You’ve heard of the term: bingeworthy. It’s when a series is so exciting or captivating that you end up consuming all of the episodes in one or two viewings, usually into the wee hours of the night.
While watching Netflix may sound unproductive, it helped me identify three tips that internal communicators can use to dramatically improve their content, leaving employees wanting more.
1. Catch attention early. Hit series like Lost or Manifest get viewers hooked right from the get-go. There’s no need to watch a few episodes to see if you will enjoy the series. That’s because the first episode ends with a cliff hanger, and you HAVE to keep watching to see what will happen next.
How to apply it: Don’t give it all away in the headline or email subject line. Instead, spark curiosity to draw employees in. Give the reader an intriguing idea of what they will be getting by posing a question or making a direct connection with employees.
2. Nurture a continuous story. When a show has an ongoing narrative, viewers are more compelled to follow through—and it makes it easy to follow along. For example, The Witcher’s plot jumps around with its use of flashbacks and flash-forwards, but the story continues to follow the main character from the beginning, so you want to see him complete his quest in the end.

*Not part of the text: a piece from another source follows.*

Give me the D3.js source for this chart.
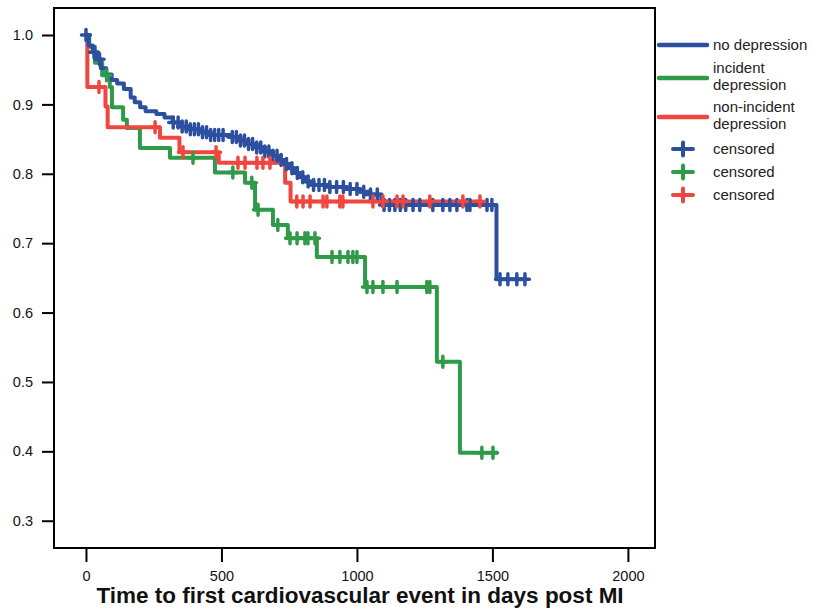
<!DOCTYPE html>
<html><head><meta charset="utf-8">
<script src="https://cdn.jsdelivr.net/npm/d3@7"></script>
<style>
html,body{margin:0;padding:0;background:#fff;}
svg text{font-family:"Liberation Sans",Arial,Helvetica,sans-serif;}
</style>
</head><body>
<svg id="chart" width="813" height="609"></svg>
<script>
// ---- data ----
const seriesNames = ["no depression", "incident depression", "non-incident depression"];
const seriesColors = ["#2d4f9f", "#2f9b48", "#f0463f"];

// no depression: event times and survival after each event
const blueTimes = [10,25,40,55,75,95,115,140,165,180,200,220,260,290,320,350,385,420,460,530,570,595,630,660,690,710,730,750,770,790,810,840,900,960,1010,1050,1090,1100,1515];
const blueSurv  = [0.985,0.975,0.965,0.952,0.943,0.935,0.93,0.922,0.91,0.903,0.896,0.89,0.886,0.881,0.874,0.868,0.864,0.86,0.856,0.853,0.848,0.843,0.838,0.832,0.826,0.82,0.814,0.808,0.801,0.795,0.789,0.784,0.781,0.778,0.774,0.77,0.762,0.755,0.648];
const blueEnd = 1627;
const blueCensor = [0,30,50,322,340,355,370,385,400,415,430,445,460,475,490,506,540,555,570,585,600,615,630,645,660,675,690,705,720,740,760,780,800,820,840,860,880,900,925,950,975,1000,1025,1050,1075,1100,1120,1140,1160,1180,1207,1232,1280,1317,1343,1369,1406,1417,1480,1498,1528,1557,1590,1620];

// incident depression
const greenTimes = [12,33,60,88,96,137,151,199,310,476,587,624,690,745,852,1030,1295,1380];
const greenSurv  = [0.983,0.96,0.942,0.925,0.896,0.878,0.866,0.837,0.823,0.802,0.787,0.748,0.726,0.707,0.68,0.637,0.529,0.398];
const greenEnd = 1520;
const greenCensor = [76,395,542,612,635,708,753,779,808,819,845,908,937,967,985,1000,1037,1059,1096,1148,1258,1269,1317,1461,1502];

// non-incident depression
const redTimes = [5,72,80,273,345,490,735,755];
const redSurv  = [0.925,0.897,0.867,0.852,0.831,0.816,0.787,0.76];
const redEnd = 1460;
const redCensor = [48,255,358,480,561,587,631,653,679,778,801,827,875,889,937,948,1059,1096,1148,1170,1269,1391,1454];

const xTicks = [0,500,1000,1500,2000];
const yTicks = [0.3,0.4,0.5,0.6,0.7,0.8,0.9,1.0];
const xTitle = "Time to first cardiovascular event in days post MI";
const legendCensorLabel = "censored";

// ---- layout ----
const svg = d3.select("#chart");
const frame = {left:54, right:655, top:8, bottom:548};
const x = d3.scaleLinear().domain([-118, 2100]).range([frame.left, frame.right]);
const y = d3.scaleLinear().domain([0.2607, 1.0389]).range([frame.bottom, frame.top]);

// frame
svg.append("rect").attr("x", frame.left).attr("y", frame.top)
  .attr("width", frame.right-frame.left).attr("height", frame.bottom-frame.top)
  .attr("fill","none").attr("stroke","#000").attr("stroke-width",2);

// axes
const yAxis = d3.axisLeft(y).tickValues(yTicks).tickFormat(d3.format(".1f")).tickSize(12).tickPadding(9);
const gy = svg.append("g").attr("transform",`translate(${frame.left},0)`).call(yAxis);
gy.select(".domain").remove();
gy.selectAll("line").attr("stroke","#000").attr("stroke-width",2);
gy.selectAll("text").attr("font-size",14.5).attr("fill","#111");

const xAxis = d3.axisBottom(x).tickValues(xTicks).tickFormat(d3.format("d")).tickSize(14).tickPadding(9);
const gx = svg.append("g").attr("transform",`translate(0,${frame.bottom})`).call(xAxis);
gx.select(".domain").remove();
gx.selectAll("line").attr("stroke","#000").attr("stroke-width",2);
gx.selectAll("text").attr("font-size",14.5).attr("fill","#111");

svg.append("text").attr("x", 360).attr("y", 603).attr("text-anchor","middle")
  .attr("font-size",22.5).attr("font-weight","bold").attr("fill","#111").text(xTitle);

// curves
function buildPoints(times, surv, end){
  const pts = [[0,1]];
  times.forEach((t,i)=>pts.push([t, surv[i]]));
  pts.push([end, surv[surv.length-1]]);
  return pts;
}
function survAt(times, surv, t){
  let s = 1;
  for(let i=0;i<times.length;i++){ if(times[i] <= t) s = surv[i]; }
  return s;
}
const line = d3.line().x(d=>x(d[0])).y(d=>y(d[1])).curve(d3.curveStepAfter);
const series = [
  {times:greenTimes, surv:greenSurv, end:greenEnd, censor:greenCensor, color:seriesColors[1]},
  {times:redTimes, surv:redSurv, end:redEnd, censor:redCensor, color:seriesColors[2]},
  {times:blueTimes, surv:blueSurv, end:blueEnd, censor:blueCensor, color:seriesColors[0]}
];
const plotG = svg.append("g");
series.forEach(s=>{
  plotG.append("path").attr("d", line(buildPoints(s.times, s.surv, s.end)))
    .attr("fill","none").attr("stroke", s.color).attr("stroke-width",4)
    .attr("stroke-linejoin","round");
});
function plus(g, cx, cy, hw, hh, color, sw){
  g.append("path").attr("d",`M${cx-hw},${cy}H${cx+hw}M${cx},${cy-hh}V${cy+hh}`)
    .attr("stroke", color).attr("stroke-width", sw).attr("stroke-linecap","round").attr("fill","none");
}
[series[2], series[0], series[1]].forEach(s=>{
  s.censor.forEach(t=>{
    plus(plotG, x(t), y(survAt(s.times, s.surv, t)), 4.5, 5.5, s.color, 3.5);
  });
});

// legend
const lg = svg.append("g");
const legendItems = [
  {lines:["no depression"], ly:45, ty:[50]},
  {lines:["incident","depression"], ly:78, ty:[73,90]},
  {lines:["non-incident","depression"], ly:117, ty:[112,129]}
];
legendItems.forEach((it,i)=>{
  lg.append("line").attr("x1",659).attr("x2",707).attr("y1",it.ly).attr("y2",it.ly)
    .attr("stroke",seriesColors[i]).attr("stroke-width",4.5).attr("stroke-linecap","round");
  it.lines.forEach((t,j)=>{
    lg.append("text").attr("x",713).attr("y",it.ty[j]).attr("font-size",15).attr("fill","#222").text(t);
  });
});
const censorY = [149,172,195];
censorY.forEach((cy,i)=>{
  plus(lg, 683, cy, 10, 6.5, seriesColors[i], 4);
  lg.append("text").attr("x",713).attr("y",cy+5).attr("font-size",15).attr("fill","#222").text(legendCensorLabel);
});
</script>
</body></html>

How to apply it: Many companies communicate strategic goals twice a year: when the CEO launches them in January and when the CEO shows progress in December. Instead, engage employees in yearly goals through a regular cadence of content that brings the goals to life. Use stakeholder interviews to create articles or videos that capture helpful insights like lessons learned about achieving the goals.
3. Develop characters people care about. You don’t always like every character in a show, but successful shows get viewers invested in all its characters. Orange is the New Black does this by revealing character motivations and background stories to help viewers empathize with each character’s situation.
How to apply it: Launching a new program or product? Show the people behind the work. During a town hall, ask the team members to recall conversations and share personal perspectives that influenced key decisions that led to the creation of the new program or product. Employees prefer inspiring and sincere dialogue.
Apply these three lessons from bingeworthy shows to your next internal communication to create content that employees want to engage with.